Researchers have made the "first-ever gamma-ray measurements of a gravitational lens."

The lens is a "natural telescope" that forms when the perfect alignment causes gravity from a space object to "bend and amplify light from a more distant source", a NASA news release reported.

The accomplishment could lead to even more impressive feats in the future, such as looking at emission zones around black holes. The researchers also hope to discover another gravitational lens using data from the Fermi Gamma-ray Space Telescope.

"We began thinking about the possibility of making this observation a couple of years after Fermi launched, and all of the pieces finally came together in late 2012," Teddy Cheung, lead scientist for the finding and an astrophysicist at the Naval Research Laboratory in Washington, said in the news release.

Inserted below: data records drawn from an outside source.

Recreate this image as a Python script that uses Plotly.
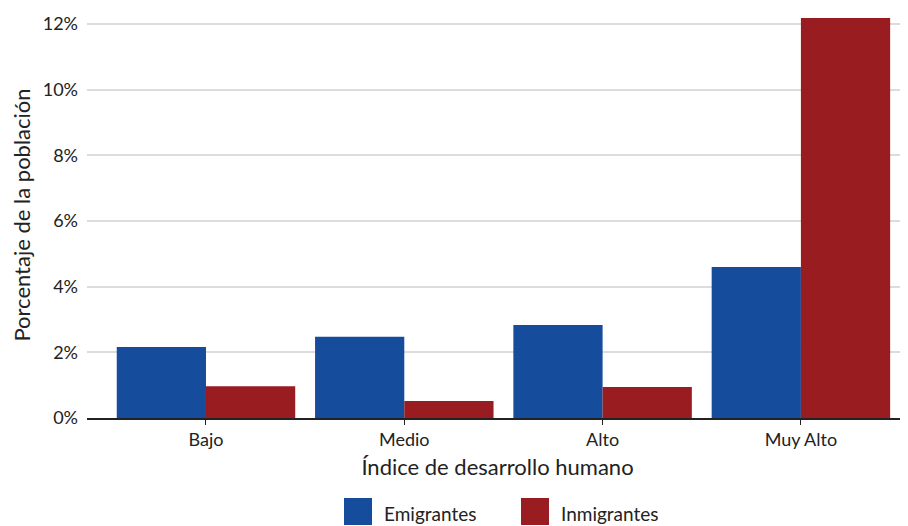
import plotly.graph_objects as go

categorias = ["Bajo", "Medio", "Alto", "Muy Alto"]
emigrantes = [2.16, 2.47, 2.83, 4.6]
inmigrantes = [0.97, 0.52, 0.94, 12.18]
y_ticks = [0, 2, 4, 6, 8, 10, 12]
y_labels = ["0%", "2%", "4%", "6%", "8%", "10%", "12%"]

series = [("Emigrantes", emigrantes, "#154c9c"),
          ("Inmigrantes", inmigrantes, "#991c20")]

font = "Lato, 'Open Sans', sans-serif"

# the page body has an 8px margin, so the figure is shifted by that much
OFF = 8
FW, FH = 908 - OFF, 526 - OFF

# plot area in screen pixels
L, R, T, B = 87, 908, 12, 418
W, H = R - L, B - T


def px_x(p):
    return (p - L) / W


def px_y(p):
    return (B - p) / H


fig = go.Figure()
for name, vals, color in series:
    fig.add_trace(go.Bar(x=categorias, y=vals, name=name,
                         marker_color=color, marker_line_width=0))

# big square legend, drawn by hand
for (name, _, color), x0 in zip(series, [344, 521]):
    fig.add_shape(type="rect", xref="paper", yref="paper",
                  x0=px_x(x0), x1=px_x(x0 + 28), y0=px_y(525), y1=px_y(498),
                  fillcolor=color, line_width=0)
    fig.add_annotation(text=name, xref="paper", yref="paper",
                       x=px_x(x0 + 38), y=px_y(513), xanchor="left", yanchor="middle",
                       showarrow=False, font=dict(size=19, color="#222"))

fig.update_layout(
    width=FW, height=FH,
    margin=dict(l=L - OFF, r=908 - R, t=T - OFF, b=526 - B),
    barmode="group", bargap=0.1, bargroupgap=0,
    plot_bgcolor="white", paper_bgcolor="white",
    font=dict(family=font, size=18, color="#222"),
    showlegend=False,
    xaxis=dict(
        title=dict(text="Índice de desarrollo humano", standoff=10),
        range=[-0.6, 3.54], automargin=False,
        showline=True, linecolor="#222", linewidth=1.5,
        ticks="outside", ticklen=5, tickcolor="#222",
        showgrid=False,
    ),
    yaxis=dict(
        title=dict(text="Porcentaje de la población", standoff=10),
        range=[0, 12.36], automargin=False,
        tickvals=y_ticks, ticktext=y_labels,
        showgrid=True, gridcolor="#dcdcdc", gridwidth=1.5,
        zeroline=False, ticks="", ticklabelstandoff=8,
    ),
)

fig.write_html("out.html")
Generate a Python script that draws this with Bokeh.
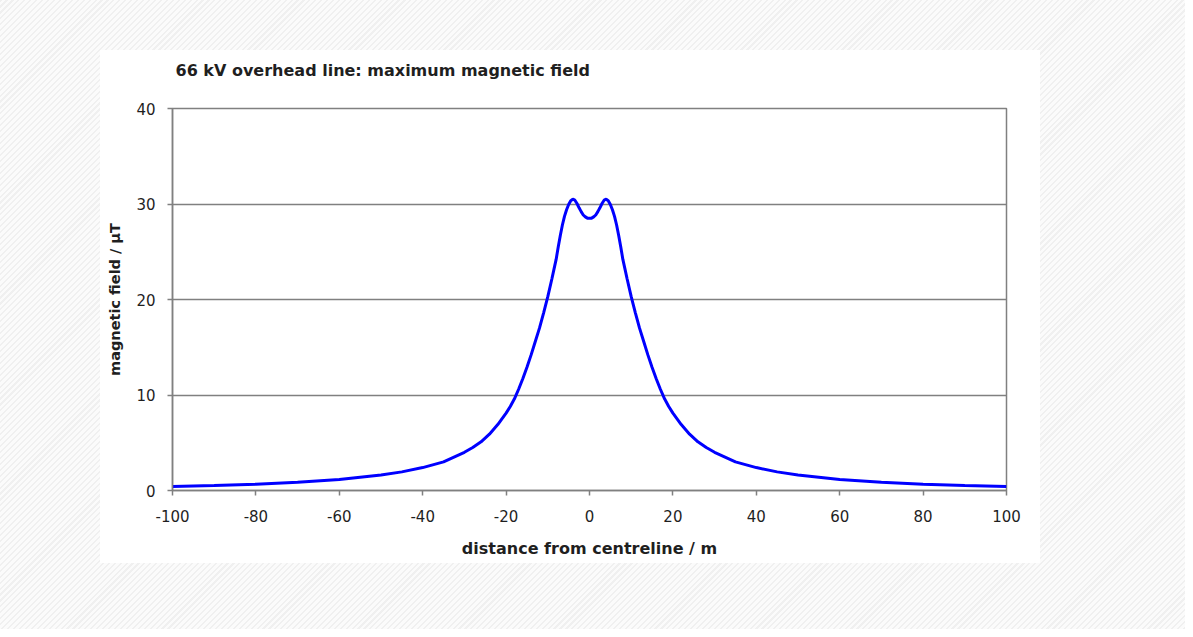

In September researchers noticed bright gamma ray flares coming from a source called B0218+357 located 4.35 billion light-years away. These flares allowed researchers to make the measurements. B0218+357 is a blazer, a galaxy known for "intense emissions and unpredictable behavior.

"At the blazar's heart is a supersized black hole with a mass millions to billions of times that of the sun. As matter spirals toward the black hole, some of it blasts outward as jets of particles traveling near the speed of light in opposite directions," the news release reported.

This phenomenon causes one jet to line up with the Earth, allowing researchers to look down it. Before the jet reaches us it passes to a galaxy similar to the Milky Way about four billion light-years away; the galaxy splits the into different paths which causes the researchers to see "dual images."

"One light path is slightly longer than the other, so when we detect flares in one image we can try to catch them days later when they replay in the other image," team member Jeff Scargle, an astrophysicist at NASA's Ames Research Center in Moffett Field, Calif, said in the news release.

When the object was discovered, the gamma ray bursts were the brightest outside of the Milky Way. The researchers observed three episodes of the flares with a playback delay of 11.46 days.

"Over the course of a day, one of these flares can brighten the blazar by 10 times in gamma rays but only 10 percent in visible light and radio, which tells us that the region emitting gamma rays is very small compared to those emitting at lower energies," team member Stefan Larsson, an astrophysicist at Stockholm University in Sweden said.

"As a result, the gravity of small concentrations of matter in the lensing galaxy may deflect and amplify gamma rays more significantly than lower-energy light. Disentangling these so-called microlensing effects poses a challenge to taking further advantage of high-energy lens observations," the news release reported.

The team hopes that by lookign at additional lens systems they will gain insight into the nature of black holes and how the universe expands.